The Gabba staged its first cricket match in November 1897 when a combined New South Wales and Queensland team played A. E. Stoddart's English XI. It was also a venue for cycling, greyhound racing and trotting.
Matt Garside, England
In a current world cup match, the scores were level and the batsman hit a boundary but the final score only went up by one run. Does a four or one go on the players' stats?
A recent revision to Law 21, section 6 (Winning Hit or Extras), decrees that only if a boundary is scored before the batsmen have completed sufficient runs to win the match will the whole of the boundary allowance be credited to the side's total and, in the case of a hit by the bat, to the striker's score.
In the example you saw, just one run was added to the total and individual score because the winning run was scored before the ball reached the boundary.
I score for my local league team and record balls received by the batsman. Am I right in thinking you don't mark a wide against the batsman as a ball received?
Absolutely correct, Michelle.
Wides do not count as balls received because batsmen cannot score from them and their addition would distort the tally of deliveries by which individual innings are measured. Their inclusion would also allow bowlers with hidden agendas deliberately to elongate a batsman's innings.
Steve Keen, UK
If a bowler comes on to bowl for the first time in an innings and with his first delivery bowls a wide to end the match (e.g. winning run or stumping for the final wicket), how would his figures be written down given that he hasn't actually bowled a ball?
As 0-0-1-0 (1 wide).
Mark Ryan, London
Have you got Tugba Okuslak's number? I've just been viewing your website and all I can say is that Women's Cricket is making a beautiful start in Germany.

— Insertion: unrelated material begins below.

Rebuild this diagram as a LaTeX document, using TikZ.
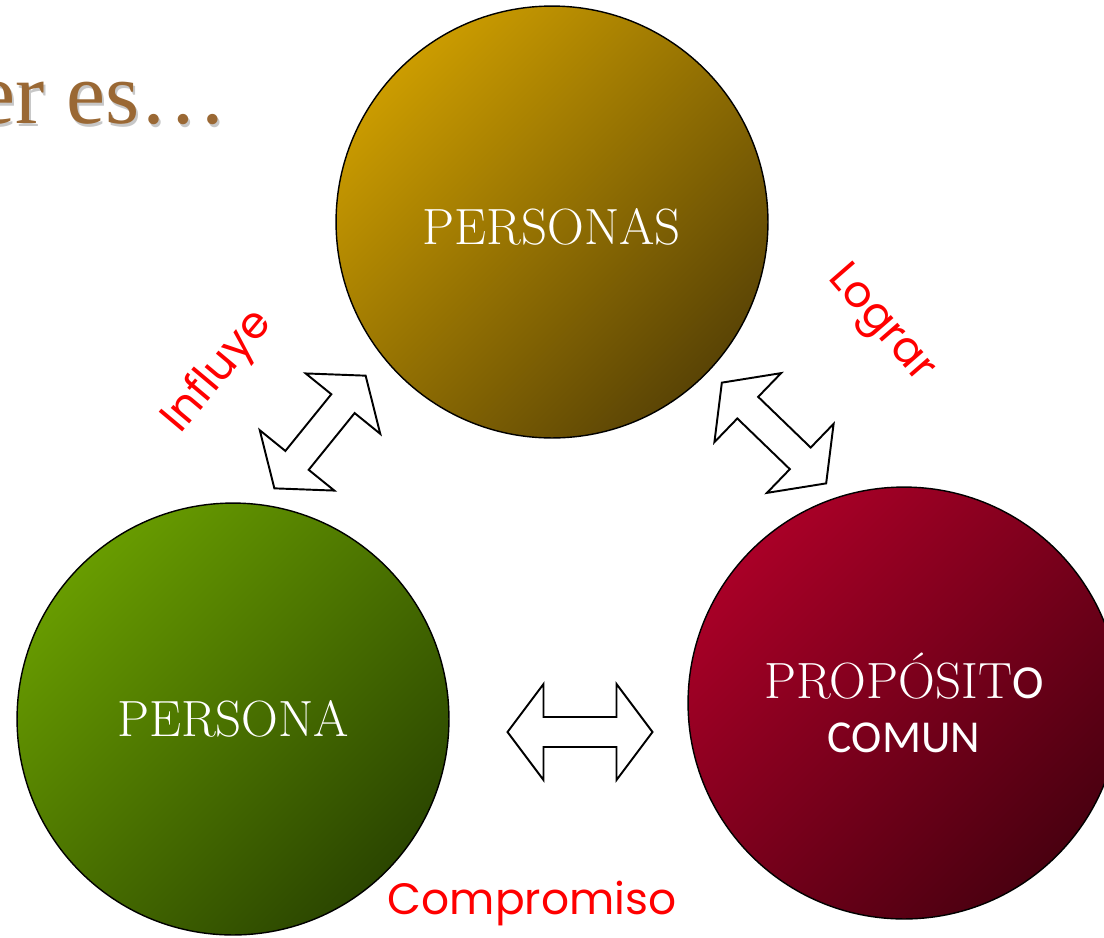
\documentclass[tikz,border=0pt]{standalone}
\usepackage{fontspec}
\newfontfamily\carlito{Carlito}
\newfontfamily\poppins{Poppins}
\newfontfamily\titlefont{Liberation Serif}
\usetikzlibrary{positioning}

\definecolor{personasA}{HTML}{CB9C00}
\definecolor{personasB}{HTML}{5A4405}
\definecolor{personaA}{HTML}{689C00}
\definecolor{personaB}{HTML}{2B4600}
\definecolor{propA}{HTML}{A90027}
\definecolor{propB}{HTML}{4A0010}
\definecolor{titlebrown}{HTML}{9A6834}

\tikzset{
    ball/.style 2 args={draw=black,line width=0.8pt,circle,minimum size=8.64cm,inner sep=0pt,
        text=white,align=center,font=\fontsize{29}{34}\selectfont,
        top color=#1,bottom color=#2,shading angle=45},
    verb/.style={text=red,font=\poppins\fontsize{25}{30}\selectfont,inner sep=0pt},
    heading/.style={anchor=base west,inner sep=0pt,font=\titlefont\fontsize{50}{54}\selectfont},
    dblarrow/.pic={
        \draw[line width=1.1pt,fill=white,line join=miter]
            (-72.5,0) -- (-36.5,-48) -- (-36.5,-15) -- (36.5,-15) -- (36.5,-48)
            -- (72.5,0) -- (36.5,48) -- (36.5,15) -- (-36.5,15) -- (-36.5,48) -- cycle;
    }
}

\begin{document}
\begin{tikzpicture}[x=0.02cm,y=-0.02cm]
    \useasboundingbox (0,0) rectangle (1104,937);
    % title, cut at the left edge
    \node[heading,text=black!22] (shadow) at (-22,126) {er es…};
    \node[heading,text=titlebrown] (title) at (-24,123) {er es…};
    % the three circles
    \node[ball={personasA}{personasB}] (personas) at (552,222) {\smash{\raisebox{-13pt}{PERSONAS}}};
    \node[ball={personaA}{personaB}] (persona) at (233,719) {PERSONA};
    \node[ball={propA}{propB}] (proposito) at (904,703)
        {PROPÓSIT{\carlito\fontsize{27}{30}\selectfont O}\\[-3pt]{\carlito\fontsize{26}{30}\selectfont COMUN}};
    % double arrows between them
    \pic[rotate=51] at (320,432) {dblarrow};
    \pic[rotate=-44] at (774,433) {dblarrow};
    \pic at (580,732) {dblarrow};
    % labels
    \node[verb,rotate=50] (influye) at (218,372) {Influye};
    \node[verb,rotate=-49] (lograr) at (880,325) {Lograr};
    \node[verb] (compromiso) at (532,903) {Compromiso};
\end{tikzpicture}
\end{document}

Mark, I am sure that Tugba will be most pleased but I cannot give out personal details.
The second season of German Women's Cricket opens on April 22 with the Reinickendorfer Foxes (Tugba's team) match against Schwerin. Check the link in my website for results.
Andrew Race, Isle of Man
Flintoff has three 'F's, Strauss has three 'S's, and Pietersen has three 'E's. Can you name the only English Test player with four of the same letter in his surname?
Are you a bored member of the Isle of Man Society of Chartered Accountants whom I will be addressing at a dinner next month?
Alan MULLALLY is alone among England's 634 Test cricketers to have four similar letters in his surname.
The Nawab of Pataudi, who played three Tests for England in the 1930s before captaining India against England in 1946, has four 'A's in his complete title but the family name (or surname) is Pataudi. 'Nawab' was the title given to Indian noblemen.
His full name was Iftikhar Ali Khan Pataudi. When the Indian government abolished the privy purse and all royal titles in 1971, his son, who captained Oxford University and India, became Mansur Ali Khan Pataudi.
Finally, my thanks to Andrew Dawson, England for this footnote:
Further to James Stokoe's question in Stump the Bearded Wonder No 141 about Colonel Percy Fawcett. I can add that he was a member of the "South London Association of Gentlemen", a cricket and dining club which is still in existence today.